§ Given request
Extract, in full, the lines below, beginning at the first and ending with the line that contains "440, 460, 480];". Pictures do not belong in the copy.

§ Available data

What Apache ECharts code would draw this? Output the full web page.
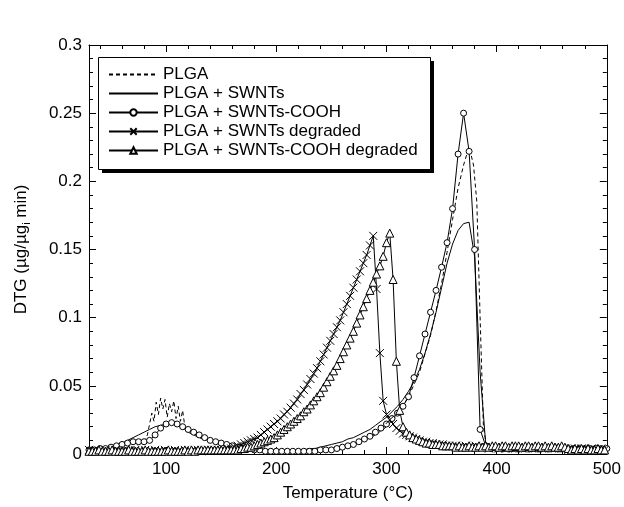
<!DOCTYPE html>
<html><head><meta charset="utf-8">
<script src="https://cdn.jsdelivr.net/npm/echarts@6/dist/echarts.min.js"></script>
<style>html,body{margin:0;padding:0;background:#fff}#c{width:624px;height:507px}</style>
</head><body><div id="c"></div>
<script>
const seriesNames = ['PLGA', 'PLGA + SWNTs', 'PLGA + SWNTs-COOH', 'PLGA + SWNTs degraded', 'PLGA + SWNTs-COOH degraded'];
const xMajorTicks = [100, 200, 300, 400, 500];
const xMinorTicks = [40, 60, 80, 120, 140, 160, 180, 220, 240, 260, 280, 320, 340, 360, 380, 420, 440, 460, 480];

// PLGA (dashed)
const tPlga = [30,40,50,60,70,75,80,83,85,87,89,91,93,95,97,99,101,103,105,107,109,111,113,115,117,120,125,130,140,150,160,170,180,190,200,210,220,230,240,250,260,270,280,290,300,310,320,330,340,345,350,355,360,365,370,373,376,379,382,385,388,391,395,400,410,420,430,440,450,460,470,480,490,500];
const vPlga = [0.002,0.002,0.003,0.004,0.005,0.007,0.009,0.014,0.022,0.030,0.024,0.038,0.029,0.041,0.033,0.040,0.027,0.037,0.031,0.039,0.026,0.035,0.024,0.032,0.020,0.016,0.014,0.012,0.009,0.007,0.005,0.004,0.003,0.003,0.002,0.002,0.002,0.003,0.003,0.004,0.005,0.007,0.010,0.014,0.020,0.029,0.042,0.060,0.087,0.105,0.125,0.148,0.172,0.195,0.212,0.220,0.222,0.212,0.185,0.100,0.020,0.005,0.003,0.002,0.002,0.002,0.002,0.002,0.002,0.002,0.002,0.002,0.002,0.002];

// 5-degree grid (PLGA + SWNTs, PLGA + SWNTs-COOH)
const t5 = [30,35,40,45,50,55,60,65,70,75,80,85,90,95,100,105,110,115,120,125,130,135,140,145,150,155,160,165,170,175,180,185,190,195,200,205,210,215,220,225,230,235,240,245,250,255,260,265,270,275,280,285,290,295,300,305,310,315,320,325,330,335,340,345,350,355,360,365,370,375,380,385,390,395,400,405,410,415,420,425,430,435,440,445,450,455,460,465,470,475,480,485,490,495,500];
const vSwnt = [0.003,0.004,0.004,0.005,0.006,0.007,0.008,0.010,0.012,0.014,
  0.016,0.018,0.020,0.021,0.022,0.022,0.021,0.019,0.017,0.015,
  0.013,0.011,0.010,0.008,0.007,0.006,0.005,0.004,0.004,0.003,
  0.003,0.003,0.002,0.002,0.002,0.002,0.002,0.003,0.003,0.003,
  0.004,0.004,0.005,0.006,0.007,0.008,0.009,0.011,0.012,0.014,
  0.016,0.018,0.021,0.024,0.027,0.031,0.035,0.040,0.046,0.053,
  0.062,0.074,0.088,0.104,0.122,0.140,0.154,0.164,0.169,0.170,
  0.145,0.060,0.008,0.004,0.003,0.003,0.003,0.003,0.003,0.003,
  0.003,0.003,0.003,0.003,0.003,0.003,0.003,0.003,0.003,0.003,
  0.003,0.003,0.003,0.003,0.003];
const vCooh = [0.003,0.003,0.004,0.004,0.005,0.006,0.007,0.008,0.009,0.009,
  0.009,0.010,0.014,0.019,0.022,0.023,0.022,0.020,0.018,0.016,
  0.014,0.012,0.010,0.009,0.008,0.007,0.006,0.005,0.004,0.004,
  0.003,0.003,0.002,0.002,0.002,0.002,0.002,0.002,0.002,0.002,
  0.002,0.002,0.003,0.003,0.003,0.004,0.005,0.006,0.007,0.009,
  0.011,0.013,0.016,0.019,0.022,0.026,0.030,0.035,0.042,0.056,
  0.072,0.088,0.104,0.120,0.137,0.155,0.180,0.220,0.250,0.222,
  0.150,0.018,0.006,0.004,0.004,0.004,0.004,0.004,0.004,0.004,
  0.004,0.004,0.004,0.004,0.004,0.004,0.004,0.004,0.004,0.004,
  0.004,0.004,0.004,0.004,0.004];

// 3-degree grid (degraded samples)
const t3 = [30,33,36,39,42,45,48,51,54,57,60,63,66,69,72,75,78,81,84,87,90,93,96,99,102,105,108,111,114,117,120,123,126,129,132,135,138,141,144,147,150,153,156,159,162,165,168,171,174,177,180,183,186,189,192,195,198,201,204,207,210,213,216,219,222,225,228,231,234,237,240,243,246,249,252,255,258,261,264,267,270,273,276,279,282,285,288,291,294,297,300,303,306,309,312,315,318,321,324,327,330,333,336,339,342,345,348,351,354,357,360,363,366,369,372,375,378,381,384,387,390,393,396,399,402,405,408,411,414,417,420,423,426,429,432,435,438,441,444,447,450,453,456,459,462,465,468,471,474,477,480,483,486,489,492,495,498];
const vSwntDeg = [0.003,0.002,0.003,0.002,0.002,0.003,0.002,0.002,0.003,0.002,
  0.002,0.003,0.002,0.002,0.003,0.002,0.002,0.003,0.002,0.002,
  0.003,0.002,0.002,0.003,0.002,0.002,0.003,0.002,0.002,0.003,
  0.002,0.002,0.003,0.003,0.002,0.003,0.003,0.003,0.003,0.003,
  0.003,0.003,0.004,0.004,0.005,0.006,0.007,0.008,0.009,0.010,
  0.011,0.012,0.014,0.016,0.018,0.020,0.022,0.024,0.026,0.029,
  0.031,0.034,0.037,0.040,0.044,0.047,0.051,0.055,0.059,0.063,
  0.068,0.073,0.078,0.083,0.088,0.093,0.098,0.104,0.110,0.116,
  0.122,0.128,0.134,0.140,0.146,0.153,0.160,0.121,0.074,0.039,
  0.029,0.025,0.022,0.019,0.017,0.015,0.014,0.013,0.012,0.011,
  0.010,0.009,0.009,0.008,0.008,0.007,0.007,0.007,0.006,0.006,
  0.006,0.006,0.005,0.005,0.006,0.005,0.005,0.006,0.005,0.005,
  0.005,0.004,0.005,0.005,0.004,0.005,0.004,0.005,0.004,0.004,
  0.005,0.004,0.004,0.005,0.004,0.004,0.005,0.004,0.004,0.005,
  0.004,0.004,0.005,0.004,0.004,0.003,0.004,0.004,0.003,0.004,
  0.004,0.003,0.004,0.003,0.003,0.004,0.003];
const vCoohDeg = [0.002,0.002,0.002,0.003,0.002,0.002,0.002,0.003,0.002,0.002,
  0.002,0.002,0.003,0.002,0.002,0.002,0.002,0.003,0.002,0.002,
  0.002,0.002,0.002,0.002,0.003,0.002,0.002,0.002,0.002,0.003,
  0.002,0.003,0.002,0.003,0.003,0.003,0.003,0.003,0.003,0.003,
  0.003,0.003,0.003,0.003,0.003,0.003,0.004,0.004,0.005,0.005,
  0.006,0.007,0.008,0.009,0.010,0.011,0.012,0.014,0.016,0.018,
  0.020,0.022,0.024,0.026,0.028,0.031,0.033,0.036,0.039,0.042,
  0.045,0.049,0.053,0.057,0.061,0.065,0.070,0.075,0.080,0.085,
  0.090,0.096,0.102,0.108,0.114,0.120,0.126,0.132,0.138,0.145,
  0.155,0.162,0.128,0.068,0.032,0.020,0.016,0.014,0.012,0.011,
  0.010,0.009,0.008,0.008,0.007,0.007,0.007,0.006,0.006,0.006,
  0.006,0.005,0.006,0.005,0.005,0.006,0.005,0.005,0.006,0.005,
  0.006,0.005,0.006,0.006,0.005,0.006,0.006,0.005,0.006,0.006,
  0.006,0.005,0.006,0.006,0.005,0.006,0.006,0.005,0.006,0.005,
  0.006,0.005,0.005,0.006,0.005,0.004,0.003,0.004,0.003,0.004,
  0.003,0.004,0.003,0.003,0.004,0.003,0.003];

function pairs(t, v) { return t.map((x, i) => [x, v[i]]); }

const font = '"Liberation Sans", Arial, Helvetica, sans-serif';
const XSYM = 'path://M0,0L10,10M10,0L0,10';
const legendBox = { x: 98, y: 57, w: 332, h: 112, shadow: 4 };

const chart = echarts.init(document.getElementById('c'), null, { renderer: 'canvas' });

function xAx(pos, ticks, len, main) {
  return {
    type: 'value', position: pos, min: 30, max: 500,
    axisLine: { show: main, onZero: false, lineStyle: { color: '#000', width: 1 } },
    axisTick: { show: true, inside: true, length: len, customValues: ticks, lineStyle: { color: '#000', width: 1 } },
    axisLabel: main && pos === 'bottom'
      ? { show: true, customValues: xMajorTicks, color: '#000', fontSize: 17, fontFamily: font, margin: 7 }
      : { show: false },
    splitLine: { show: false },
    name: main && pos === 'bottom' ? 'Temperature (°C)' : '',
    nameLocation: 'middle', nameGap: 31,
    nameTextStyle: { color: '#000', fontSize: 17, fontFamily: font }
  };
}
function yAx(pos, main) {
  return {
    type: 'value', position: pos, min: 0, max: 0.3, interval: 0.05,
    axisLine: { show: true, onZero: false, lineStyle: { color: '#000', width: 1 } },
    axisTick: { show: true, inside: true, length: 7, lineStyle: { color: '#000', width: 1 } },
    minorTick: { show: true, splitNumber: 5, length: 4, lineStyle: { color: '#000', width: 1 } },
    axisLabel: main ? { show: true, color: '#000', fontSize: 17, fontFamily: font, margin: 7 } : { show: false },
    splitLine: { show: false }, minorSplitLine: { show: false },
    name: main ? 'DTG (µg/µg{sub|i} min)' : '',
    nameLocation: 'middle', nameGap: 57,
    nameTextStyle: { color: '#000', fontSize: 17, fontFamily: font,
      rich: { sub: { fontSize: 11, fontFamily: font, color: '#000', padding: [10, 0, 0, 0] } } }
  };
}

const baseLine = { color: '#000', width: 1 };
const option = {
  animation: false,
  backgroundColor: '#fff',
  grid: { left: 89, right: 15, top: 45, bottom: 51 },
  graphic: [
    { type: 'rect', z: 5, silent: true,
      shape: { x: legendBox.x + legendBox.shadow, y: legendBox.y + legendBox.shadow, width: legendBox.w, height: legendBox.h },
      style: { fill: '#000' } },
    { type: 'rect', z: 6, silent: true,
      shape: { x: legendBox.x + 0.5, y: legendBox.y + 0.5, width: legendBox.w, height: legendBox.h },
      style: { fill: '#fff', stroke: '#000', lineWidth: 1 } }
  ],
  xAxis: [
    xAx('bottom', xMajorTicks, 7, true),
    xAx('bottom', xMinorTicks, 4, false),
    xAx('top', xMajorTicks, 7, true),
    xAx('top', xMinorTicks, 4, false)
  ],
  yAxis: [yAx('left', true), yAx('right', false)],
  legend: {
    z: 10,
    orient: 'vertical', left: legendBox.x, top: legendBox.y,
    padding: [9, 12, 9, 10], itemGap: 2, itemWidth: 49, itemHeight: 8,
    textStyle: { fontSize: 17, fontFamily: font, color: '#000', lineHeight: 17 },
    data: [
      { name: seriesNames[0], itemStyle: { opacity: 0 } },
      { name: seriesNames[1], itemStyle: { opacity: 0 } },
      seriesNames[2], seriesNames[3], seriesNames[4]
    ]
  },
  series: [
    { name: seriesNames[0], type: 'line', data: pairs(tPlga, vPlga), symbol: 'none', showSymbol: false,
      lineStyle: { color: '#000', width: 1, type: [4, 3] }, itemStyle: { color: '#000' } },
    { name: seriesNames[1], type: 'line', data: pairs(t5, vSwnt), symbol: 'none', showSymbol: false,
      lineStyle: baseLine, itemStyle: { color: '#000' } },
    { name: seriesNames[2], type: 'line', data: pairs(t5, vCooh), symbol: 'circle', symbolSize: 6,
      showSymbol: true, showAllSymbol: true,
      lineStyle: baseLine, itemStyle: { color: '#fff', borderColor: '#000', borderWidth: 1 } },
    { name: seriesNames[3], type: 'line', data: pairs(t3, vSwntDeg), symbol: XSYM, symbolSize: 8,
      showSymbol: true, showAllSymbol: true,
      lineStyle: baseLine, itemStyle: { color: '#000', borderColor: '#000', borderWidth: 1 } },
    { name: seriesNames[4], type: 'line', data: pairs(t3, vCoohDeg), symbol: 'triangle', symbolSize: 8,
      showSymbol: true, showAllSymbol: true,
      lineStyle: baseLine, itemStyle: { color: '#fff', borderColor: '#000', borderWidth: 1 } }
  ]
};
chart.setOption(option);
</script>
</body></html>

§ Final result
What Apache ECharts code would draw this? Output the full web page.
<!DOCTYPE html>
<html><head><meta charset="utf-8">
<script src="https://cdn.jsdelivr.net/npm/echarts@6/dist/echarts.min.js"></script>
<style>html,body{margin:0;padding:0;background:#fff}#c{width:624px;height:507px}</style>
</head><body><div id="c"></div>
<script>
const seriesNames = ['PLGA', 'PLGA + SWNTs', 'PLGA + SWNTs-COOH', 'PLGA + SWNTs degraded', 'PLGA + SWNTs-COOH degraded'];
const xMajorTicks = [100, 200, 300, 400, 500];
const xMinorTicks = [40, 60, 80, 120, 140, 160, 180, 220, 240, 260, 280, 320, 340, 360, 380, 420, 440, 460, 480];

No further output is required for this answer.